Aber das Elterngeld stellt keine ausschließliche Förderung der Familien dar, deshalb darf man es auch nicht solitär betrachten. Dazu gehört die bessere Betreuung der Kinder unter drei Jahren genauso wie die Ganztagsschule.
Mir ist daran gelegen, Menschen, die keine Möglichkeit haben wegen ihrer Kinder einer Arbeit oder nur einer zeitlich geringfügigen Arbeit oder einem Studium nachzugehen, in die Lage zu versetzen, beides zu tun. Dadurch wird sicher mehr geholfen, als durch ein Jahr Erziehungsgeld.

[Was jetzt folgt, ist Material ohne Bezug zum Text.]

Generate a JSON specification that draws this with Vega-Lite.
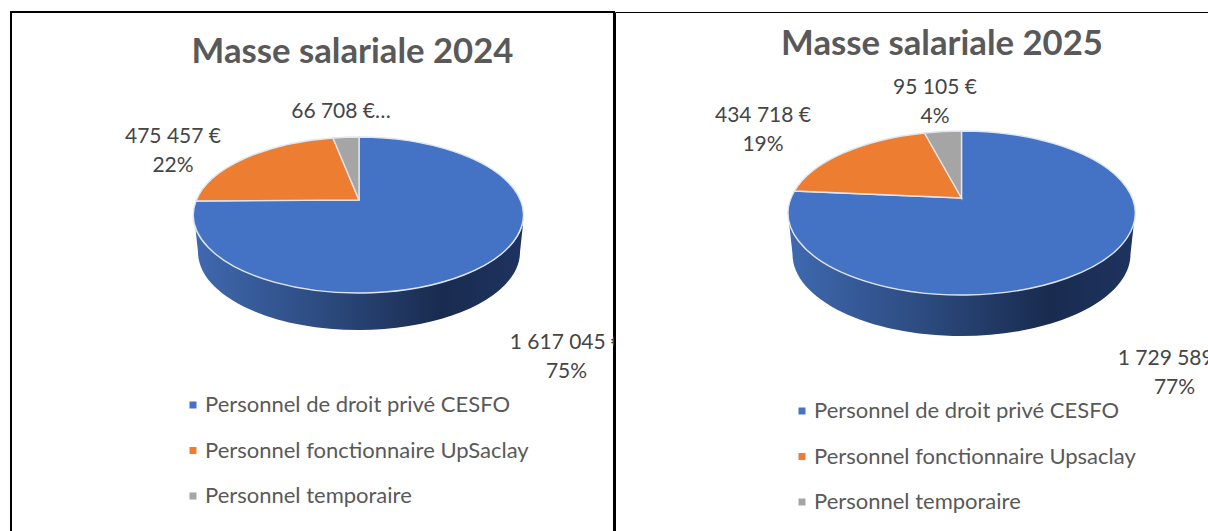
{"$schema":"https://vega.github.io/schema/vega-lite/v6.json","background":"white","padding":{"left":10,"top":11,"right":0,"bottom":0},"autosize":{"type":"pad"},"spacing":-2,"resolve":{"scale":{"color":"independent","shape":"independent"},"legend":{"color":"independent"}},"config":{"font":"Lato"},"datasets":{"y2024":[{"category":"Personnel de droit privé CESFO","slice":"prive","value":1617045,"share":0.75,"label":"1 617 045 €\n75%"},{"category":"Personnel fonctionnaire UpSaclay","slice":"fonctionnaire","value":475457,"share":0.22,"label":"475 457 €\n22%"},{"category":"Personnel temporaire","slice":"temporaire","value":66708,"share":0.03,"label":"66 708 €…"}],"y2025":[{"category":"Personnel de droit privé CESFO","slice":"prive","value":1729589,"share":0.77,"label":"1 729 589 €\n77%"},{"category":"Personnel fonctionnaire Upsaclay","slice":"fonctionnaire","value":434718,"share":0.19,"label":"434 718 €\n19%"},{"category":"Personnel temporaire","slice":"temporaire","value":95105,"share":0.04,"label":"95 105 €\n4%"}]},"hconcat":[{"width":603,"height":521,"view":{"stroke":"black","strokeWidth":2},"data":{"name":"y2024"},"layer":[{"transform":[{"filter":"datum.slice === 'prive'"}],"mark":{"type":"point","filled":true,"opacity":1,"size":4,"xOffset":46.5,"yOffset":-72.5,"strokeWidth":0,"shape":"M-165,15 A165,78 0 0 0 165,15 L161,52 A161,78 0 0 1 -161,52 Z","fill":{"gradient":"linear","x1":0,"y1":0,"x2":1,"y2":0,"stops":[{"offset":0,"color":"#3f69b0"},{"offset":0.4,"color":"#2c4a7e"},{"offset":0.75,"color":"#192b4f"},{"offset":1,"color":"#1e3360"}]}}},{"mark":{"type":"point","filled":true,"opacity":1,"size":4,"xOffset":46.5,"yOffset":-72.5,"stroke":"#dfe5f1","strokeWidth":1.4},"encoding":{"color":{"field":"category","type":"nominal","scale":{"domain":["Personnel de droit privé CESFO","Personnel fonctionnaire UpSaclay","Personnel temporaire"],"range":["#4472c4","#ed7d31","#a5a5a5"]},"legend":{"orient":"none","legendX":171,"legendY":382,"title":null,"symbolType":"square","symbolSize":49,"symbolOpacity":1,"symbolStrokeWidth":0,"labelFont":"Lato","labelFontSize":22,"labelColor":"#595959","rowPadding":23.5,"labelLimit":400,"labelOffset":1}},"shape":{"field":"slice","type":"nominal","legend":null,"scale":{"domain":["prive","fonctionnaire","temporaire"],"range":["M0,0 L0,-63 A165,78 0 1 1 -163,1 Z","M0,0 L-163,1 A165,78 0 0 1 -26,-62 Z","M0,0 L-26,-62 A165,78 0 0 1 0,-63 Z"]}}}},{"transform":[{"filter":"datum.slice === 'fonctionnaire'"}],"mark":{"type":"text","font":"Lato","fontSize":21,"color":"#454545","lineBreak":"\n","lineHeight":29,"align":"center","baseline":"alphabetic","clip":true,"xOffset":-139.5,"yOffset":-129.5},"encoding":{"text":{"field":"label","type":"nominal"}}},{"transform":[{"filter":"datum.slice === 'temporaire'"}],"mark":{"type":"text","font":"Lato","fontSize":21,"color":"#454545","lineBreak":"\n","lineHeight":29,"align":"center","baseline":"alphabetic","clip":true,"xOffset":28.5,"yOffset":-154.5},"encoding":{"text":{"field":"label","type":"nominal"}}},{"transform":[{"filter":"datum.slice === 'prive'"}],"mark":{"type":"text","font":"Lato","fontSize":21,"color":"#454545","lineBreak":"\n","lineHeight":29,"align":"center","baseline":"alphabetic","clip":true,"xOffset":254,"yOffset":76.5},"encoding":{"text":{"field":"label","type":"nominal"}}},{"data":{"values":[{"title":"Masse salariale 2024"}]},"mark":{"type":"text","font":"Lato","fontSize":34.7,"fontWeight":"bold","color":"#595959","align":"center","baseline":"alphabetic","xOffset":40,"yOffset":-209.5},"encoding":{"text":{"field":"title","type":"nominal"}}}]},{"width":595,"height":521,"view":{"stroke":"black","strokeWidth":1},"data":{"name":"y2025"},"layer":[{"transform":[{"filter":"datum.slice === 'prive'"}],"mark":{"type":"point","filled":true,"opacity":1,"size":4,"xOffset":49,"yOffset":-74.5,"strokeWidth":0,"shape":"M-173.5,15 A173.5,82 0 0 0 173.5,15 L169,56 A169,82 0 0 1 -169,56 Z","fill":{"gradient":"linear","x1":0,"y1":0,"x2":1,"y2":0,"stops":[{"offset":0,"color":"#3f69b0"},{"offset":0.4,"color":"#2c4a7e"},{"offset":0.75,"color":"#192b4f"},{"offset":1,"color":"#1e3360"}]}}},{"mark":{"type":"point","filled":true,"opacity":1,"size":4,"xOffset":49,"yOffset":-74.5,"stroke":"#dfe5f1","strokeWidth":1.4},"encoding":{"color":{"field":"category","type":"nominal","scale":{"domain":["Personnel de droit privé CESFO","Personnel fonctionnaire Upsaclay","Personnel temporaire"],"range":["#4472c4","#ed7d31","#a5a5a5"]},"legend":{"orient":"none","legendX":176,"legendY":388,"title":null,"symbolType":"square","symbolSize":49,"symbolOpacity":1,"symbolStrokeWidth":0,"labelFont":"Lato","labelFontSize":22,"labelColor":"#595959","rowPadding":23.5,"labelLimit":400,"labelOffset":1}},"shape":{"field":"slice","type":"nominal","legend":null,"scale":{"domain":["prive","fonctionnaire","temporaire"],"range":["M0,0 L0,-67 A173.5,82 0 1 1 -167,-7 Z","M0,0 L-167,-7 A173.5,82 0 0 1 -37,-65 Z","M0,0 L-37,-65 A173.5,82 0 0 1 0,-67 Z"]}}}},{"transform":[{"filter":"datum.slice === 'fonctionnaire'"}],"mark":{"type":"text","font":"Lato","fontSize":21,"color":"#454545","lineBreak":"\n","lineHeight":29,"align":"center","baseline":"alphabetic","clip":true,"xOffset":-149.5,"yOffset":-150.5},"encoding":{"text":{"field":"label","type":"nominal"}}},{"transform":[{"filter":"datum.slice === 'temporaire'"}],"mark":{"type":"text","font":"Lato","fontSize":21,"color":"#454545","lineBreak":"\n","lineHeight":29,"align":"center","baseline":"alphabetic","clip":true,"xOffset":22.5,"yOffset":-178.5},"encoding":{"text":{"field":"label","type":"nominal"}}},{"transform":[{"filter":"datum.slice === 'prive'"}],"mark":{"type":"text","font":"Lato","fontSize":21,"color":"#454545","lineBreak":"\n","lineHeight":29,"align":"center","baseline":"alphabetic","clip":true,"xOffset":262,"yOffset":92.5},"encoding":{"text":{"field":"label","type":"nominal"}}},{"data":{"values":[{"title":"Masse salariale 2025"}]},"mark":{"type":"text","font":"Lato","fontSize":34.7,"fontWeight":"bold","color":"#595959","align":"center","baseline":"alphabetic","xOffset":29.5,"yOffset":-217.5},"encoding":{"text":{"field":"title","type":"nominal"}}}]}]}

Für die Menschen, die trotzdem auf die Hilfe der Solidargemeinschaft angewiesen sind, bietet diese durch andere staatliche Unterstützung diese Hilfe auch an. Angenehmer für Abgeordnete ist es natürlich immer, eine Hilfe bestehen zu lassen und eine andere noch oben auf zu setzen. Das geht aber leider nicht. Wir müssen sparsam und verantwortlich mit den uns anvertrauten Steuergeldern umgehen. Deshalb habe ich für mich entschieden, dass es wichtiger ist durch das Elterngeld die Entscheidung für Kinder zu erleichtern und durch geeignete Maßnahmen, Menschen – hier natürlich vor allem immer noch Frauen – die Möglichkeit zu eröffnen, ihrer Arbeit oder ihrem Studium nachzugehen, als sie vom Erwerbsleben auszuschließen und mit Erziehungsgeld zu trösten.
Ich bitte nochmals die späte Beantwortung zu entschuldigen.
Für Rückfragen stehe ich Ihnen gerne weiterhin zur Verfügung.